Pilon and McVean, along with Robert Matthew Mason, 26, of Durango, are wanted in the May 29 shooting of Cortez police officer Dale Claxton after he stopped three men in a stolen water truck. Police say the trio wounded two Colorado sheriff’s deputies in a running gun battle, fired at a National Park Service employee in Hovenweep and then disappeared on foot into the desert canyon country.

Mason was found dead of a self-inflicted gunshot wound on June 4 near Bluff – hours after he shot and wounded San Juan County sheriff’s Deputy Kelly Bradford.

Pilon and McVean have eluded detection since, despite one of the largest manhunts ever in the Four Corners area. At its peak, the search in the arid wastes along the Colorado-Utah border involved more than 500 law officers who fanned out on foot, helicopter, horse, plane and four-wheel-drive vehicle.

Authorities established roadblocks and brought in the FBI, National Guard and search dogs. The search was scaled back considerably, then intensified again June 28 when a 9-year-old girl spotted two men trying to get into a water truck parked in the backyard of her uncle’s home in Montezuma Creek.
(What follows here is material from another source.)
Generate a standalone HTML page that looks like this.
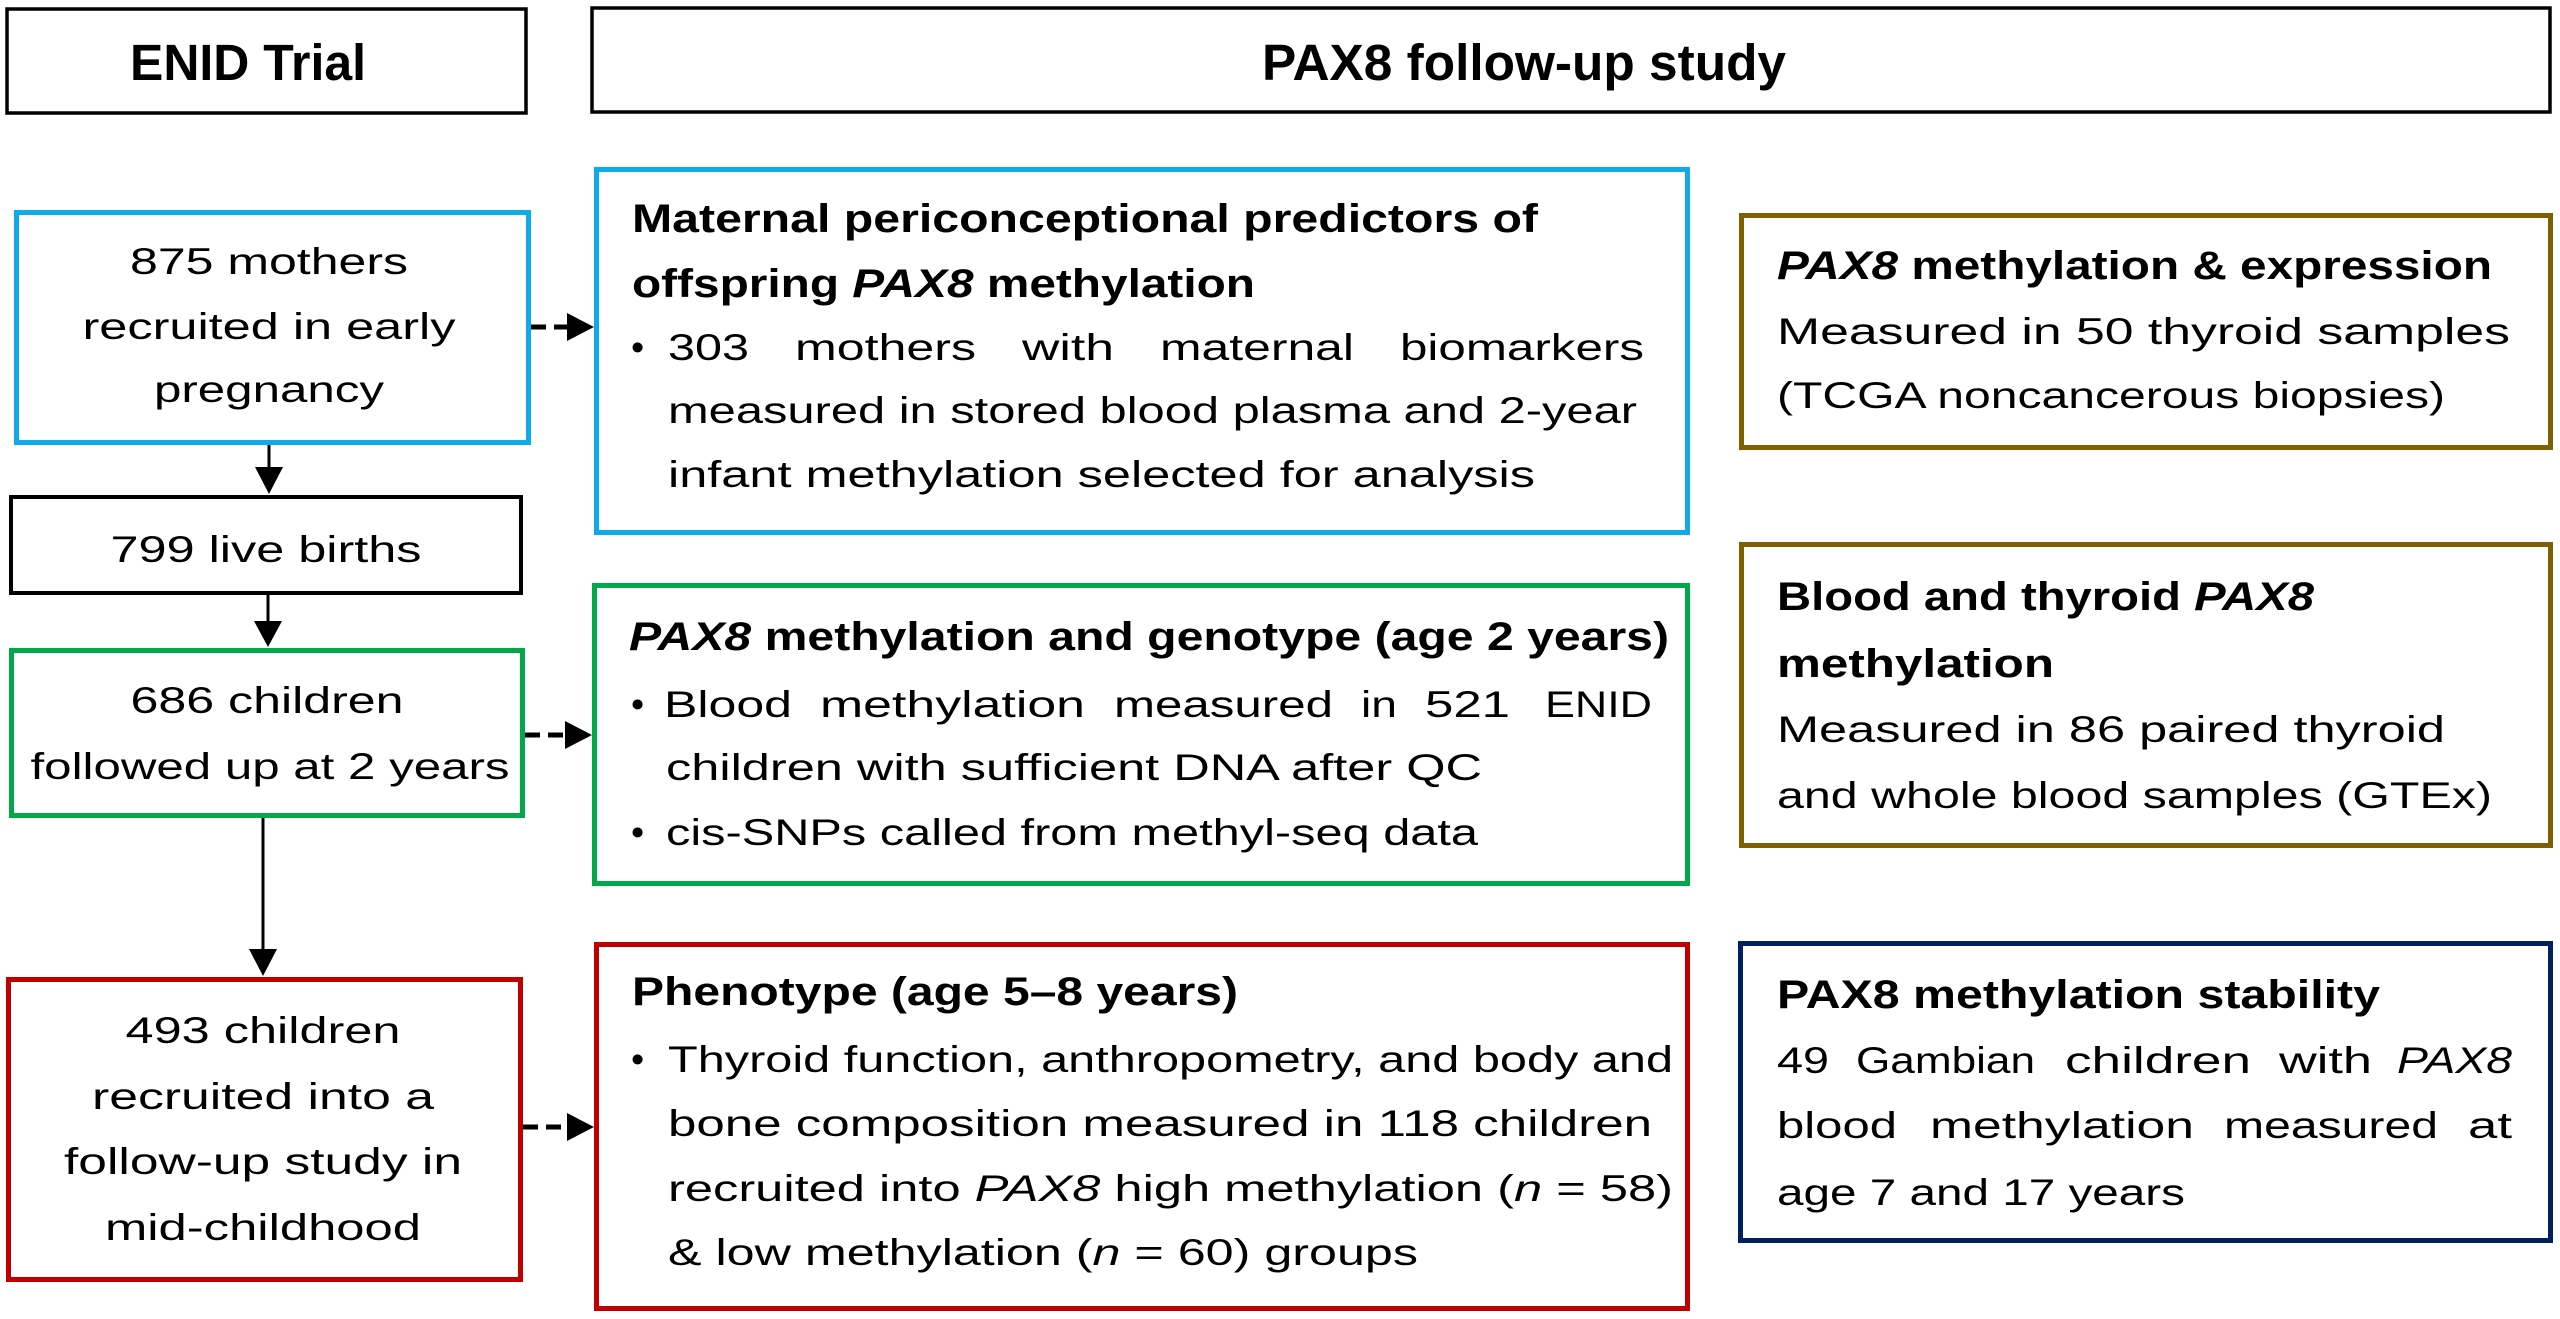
<!DOCTYPE html>
<html>
<head>
<meta charset="utf-8">
<style>
  html, body { margin: 0; padding: 0; background: #ffffff; }
  svg { display: block; }
  text { font-family: "Liberation Sans", Arial, sans-serif; fill: #000; }
  .r { font-size: 37.5px; }
  .b { font-size: 40px; font-weight: bold; }
  .h { font-size: 51px; font-weight: bold; }
  .i { font-style: italic; }
</style>
</head>
<body>
<svg width="2560" height="1319" viewBox="0 0 2560 1319" xmlns="http://www.w3.org/2000/svg">
  <rect x="0" y="0" width="2560" height="1319" fill="#ffffff"/>

  <!-- Header boxes -->
  <rect x="7" y="9" width="519" height="104" fill="none" stroke="#000" stroke-width="3.5"/>
  <rect x="592" y="8" width="1958" height="104" fill="none" stroke="#000" stroke-width="3.5"/>
  <text class="h" x="130" y="80" textLength="236" lengthAdjust="spacingAndGlyphs">ENID Trial</text>
  <text class="h" x="1262" y="80" textLength="524" lengthAdjust="spacingAndGlyphs">PAX8 follow-up study</text>

  <!-- Left column boxes -->
  <rect x="16.5" y="212.5" width="512" height="230" fill="none" stroke="#10AAE8" stroke-width="5"/>
  <rect x="11" y="497" width="510" height="96" fill="none" stroke="#000" stroke-width="4"/>
  <rect x="11.5" y="650.5" width="511" height="165" fill="none" stroke="#00A849" stroke-width="5"/>
  <rect x="8.5" y="979.5" width="512" height="300" fill="none" stroke="#C00000" stroke-width="5"/>

  <!-- Left column text -->
  <text class="r" x="269" y="274" text-anchor="middle" textLength="278" lengthAdjust="spacingAndGlyphs">875 mothers</text>
  <text class="r" x="269" y="339" text-anchor="middle" textLength="373" lengthAdjust="spacingAndGlyphs">recruited in early</text>
  <text class="r" x="269" y="402" text-anchor="middle" textLength="230" lengthAdjust="spacingAndGlyphs">pregnancy</text>
  <text class="r" x="266" y="562" text-anchor="middle" textLength="311" lengthAdjust="spacingAndGlyphs">799 live births</text>
  <text class="r" x="267" y="713" text-anchor="middle" textLength="273" lengthAdjust="spacingAndGlyphs">686 children</text>
  <text class="r" x="270" y="779" text-anchor="middle" textLength="479" lengthAdjust="spacingAndGlyphs">followed up at 2 years</text>
  <text class="r" x="263" y="1043" text-anchor="middle" textLength="275" lengthAdjust="spacingAndGlyphs">493 children</text>
  <text class="r" x="263" y="1109" text-anchor="middle" textLength="342" lengthAdjust="spacingAndGlyphs">recruited into a</text>
  <text class="r" x="263" y="1174" text-anchor="middle" textLength="398" lengthAdjust="spacingAndGlyphs">follow-up study in</text>
  <text class="r" x="263" y="1240" text-anchor="middle" textLength="316" lengthAdjust="spacingAndGlyphs">mid-childhood</text>

  <!-- Solid vertical arrows -->
  <line x1="269" y1="445" x2="269" y2="469" stroke="#000" stroke-width="3"/>
  <polygon points="255,467 283,467 269,494" fill="#000"/>
  <line x1="268" y1="595" x2="268" y2="623" stroke="#000" stroke-width="3"/>
  <polygon points="254,621 282,621 268,647" fill="#000"/>
  <line x1="263" y1="818" x2="263" y2="951" stroke="#000" stroke-width="3"/>
  <polygon points="249,949 277,949 263,976" fill="#000"/>

  <!-- Dashed horizontal arrows -->
  <line x1="531" y1="327" x2="568" y2="327" stroke="#000" stroke-width="5" stroke-dasharray="15 8"/>
  <polygon points="567,313 567,341 594,327" fill="#000"/>
  <line x1="525" y1="735" x2="566" y2="735" stroke="#000" stroke-width="5" stroke-dasharray="15 8"/>
  <polygon points="565,721 565,749 592,735" fill="#000"/>
  <line x1="523" y1="1127" x2="568" y2="1127" stroke="#000" stroke-width="5" stroke-dasharray="15 8"/>
  <polygon points="567,1113 567,1141 594,1127" fill="#000"/>

  <!-- Middle column boxes -->
  <rect x="596.5" y="169.5" width="1091" height="363" fill="none" stroke="#10AAE8" stroke-width="5"/>
  <rect x="594.5" y="585.5" width="1093" height="298" fill="none" stroke="#00A849" stroke-width="5"/>
  <rect x="596.5" y="944.5" width="1091" height="364" fill="none" stroke="#C00000" stroke-width="5"/>

  <!-- Blue right box text -->
  <text class="b" x="632" y="232" textLength="906" lengthAdjust="spacingAndGlyphs">Maternal periconceptional predictors of</text>
  <text class="b" x="632" y="297" textLength="623" lengthAdjust="spacingAndGlyphs">offspring <tspan class="i">PAX8</tspan> methylation</text>
  <text class="r" x="631" y="360">•</text>
  <text class="r" x="668" y="360" textLength="81" lengthAdjust="spacingAndGlyphs">303</text>
  <text class="r" x="795" y="360" textLength="181" lengthAdjust="spacingAndGlyphs">mothers</text>
  <text class="r" x="1022" y="360" textLength="92" lengthAdjust="spacingAndGlyphs">with</text>
  <text class="r" x="1160" y="360" textLength="194" lengthAdjust="spacingAndGlyphs">maternal</text>
  <text class="r" x="1400" y="360" textLength="244" lengthAdjust="spacingAndGlyphs">biomarkers</text>
  <text class="r" x="668" y="423" textLength="969" lengthAdjust="spacingAndGlyphs">measured in stored blood plasma and 2-year</text>
  <text class="r" x="668" y="487" textLength="867" lengthAdjust="spacingAndGlyphs">infant methylation selected for analysis</text>

  <!-- Green right box text -->
  <text class="b" x="629" y="650" textLength="1040" lengthAdjust="spacingAndGlyphs"><tspan class="i">PAX8</tspan> methylation and genotype (age 2 years)</text>
  <text class="r" x="631" y="717">•</text>
  <text class="r" x="664" y="717" textLength="128" lengthAdjust="spacingAndGlyphs">Blood</text>
  <text class="r" x="820" y="717" textLength="265" lengthAdjust="spacingAndGlyphs">methylation</text>
  <text class="r" x="1114" y="717" textLength="219" lengthAdjust="spacingAndGlyphs">measured</text>
  <text class="r" x="1361" y="717" textLength="36" lengthAdjust="spacingAndGlyphs">in</text>
  <text class="r" x="1425" y="717" textLength="85" lengthAdjust="spacingAndGlyphs">521</text>
  <text class="r" x="1545" y="717" textLength="107" lengthAdjust="spacingAndGlyphs">ENID</text>
  <text class="r" x="666" y="780" textLength="816" lengthAdjust="spacingAndGlyphs">children with sufficient DNA after QC</text>
  <text class="r" x="631" y="845">•</text>
  <text class="r" x="666" y="845" textLength="812" lengthAdjust="spacingAndGlyphs">cis-SNPs called from methyl-seq data</text>

  <!-- Red right box text -->
  <text class="b" x="632" y="1005" textLength="606" lengthAdjust="spacingAndGlyphs">Phenotype (age 5–8 years)</text>
  <text class="r" x="631" y="1072">•</text>
  <text class="r" x="668" y="1072" textLength="1005" lengthAdjust="spacingAndGlyphs">Thyroid function, anthropometry, and body and</text>
  <text class="r" x="668" y="1136" textLength="984" lengthAdjust="spacingAndGlyphs">bone composition measured in 118 children</text>
  <text class="r" x="668" y="1201" textLength="1005" lengthAdjust="spacingAndGlyphs">recruited into <tspan class="i">PAX8</tspan> high methylation (<tspan class="i">n</tspan> = 58)</text>
  <text class="r" x="668" y="1265" textLength="750" lengthAdjust="spacingAndGlyphs">&amp; low methylation (<tspan class="i">n</tspan> = 60) groups</text>

  <!-- Right column boxes -->
  <rect x="1741.5" y="215.5" width="809" height="232" fill="none" stroke="#7F6000" stroke-width="5"/>
  <rect x="1741.5" y="544.5" width="809" height="301" fill="none" stroke="#7F6000" stroke-width="5"/>
  <rect x="1740.5" y="943.5" width="810" height="297" fill="none" stroke="#002060" stroke-width="5"/>

  <!-- Brown box 1 -->
  <text class="b" x="1777" y="279" textLength="715" lengthAdjust="spacingAndGlyphs"><tspan class="i">PAX8</tspan> methylation &amp; expression</text>
  <text class="r" x="1777" y="344" textLength="733" lengthAdjust="spacingAndGlyphs">Measured in 50 thyroid samples</text>
  <text class="r" x="1777" y="408" textLength="668" lengthAdjust="spacingAndGlyphs">(TCGA noncancerous biopsies)</text>

  <!-- Brown box 2 -->
  <text class="b" x="1777" y="610" textLength="537" lengthAdjust="spacingAndGlyphs">Blood and thyroid <tspan class="i">PAX8</tspan></text>
  <text class="b" x="1777" y="677" textLength="277" lengthAdjust="spacingAndGlyphs">methylation</text>
  <text class="r" x="1777" y="742" textLength="668" lengthAdjust="spacingAndGlyphs">Measured in 86 paired thyroid</text>
  <text class="r" x="1777" y="808" textLength="715" lengthAdjust="spacingAndGlyphs">and whole blood samples (GTEx)</text>

  <!-- Navy box -->
  <text class="b" x="1777" y="1008" textLength="603" lengthAdjust="spacingAndGlyphs">PAX8 methylation stability</text>
  <text class="r" x="1777" y="1073" textLength="52" lengthAdjust="spacingAndGlyphs">49</text>
  <text class="r" x="1856" y="1073" textLength="179" lengthAdjust="spacingAndGlyphs">Gambian</text>
  <text class="r" x="2065" y="1073" textLength="186" lengthAdjust="spacingAndGlyphs">children</text>
  <text class="r" x="2279" y="1073" textLength="93" lengthAdjust="spacingAndGlyphs">with</text>
  <text class="r i" x="2397" y="1073" textLength="115" lengthAdjust="spacingAndGlyphs">PAX8</text>
  <text class="r" x="1777" y="1138" textLength="120" lengthAdjust="spacingAndGlyphs">blood</text>
  <text class="r" x="1930" y="1138" textLength="264" lengthAdjust="spacingAndGlyphs">methylation</text>
  <text class="r" x="2224" y="1138" textLength="214" lengthAdjust="spacingAndGlyphs">measured</text>
  <text class="r" x="2468" y="1138" textLength="44" lengthAdjust="spacingAndGlyphs">at</text>
  <text class="r" x="1777" y="1205" textLength="408" lengthAdjust="spacingAndGlyphs">age 7 and 17 years</text>
</svg>
</body>
</html>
The 12-mile-long corridor from Bluff to Montezuma Creek has been the focal point of search efforts since. Last week, fires were set in a river bed to burn off thick vegetation that had shielded caves and other potential hiding places. But after that effort failed to turn up the fugitives, San Juan County turned the search over to the federal government.

On Tuesday night, officers saw what appeared to be a campfire burning along the river bank, Butler said. SWAT teams set up observation points around the area and waited until Wednesday morning to begin searching.

Sometime during the night Wednesday the two men apparently crossed the river and broke the police containment, again eluding officers until they spooked some livestock grazing in the brush.

Navajo Nation officers again set up observation posts Thursday afternoon, at which point the officer saw the two men crossing the road.

The fugitives are wanted on three federal warrants, including unlawful flight to avoid prosecution, assault on a federal officer and federal carjacking. The manhunt began 43 miles to the east in Cortez when three men fatally shot officer Claxton and fired more than 500 rounds at pursuing officers – wounding the two Montezuma County sheriff’s deputies.

San Juan County Sheriff Mike Lacy said both Pilon and McVean have had previous dealings with the Four Corners Patriot Militia.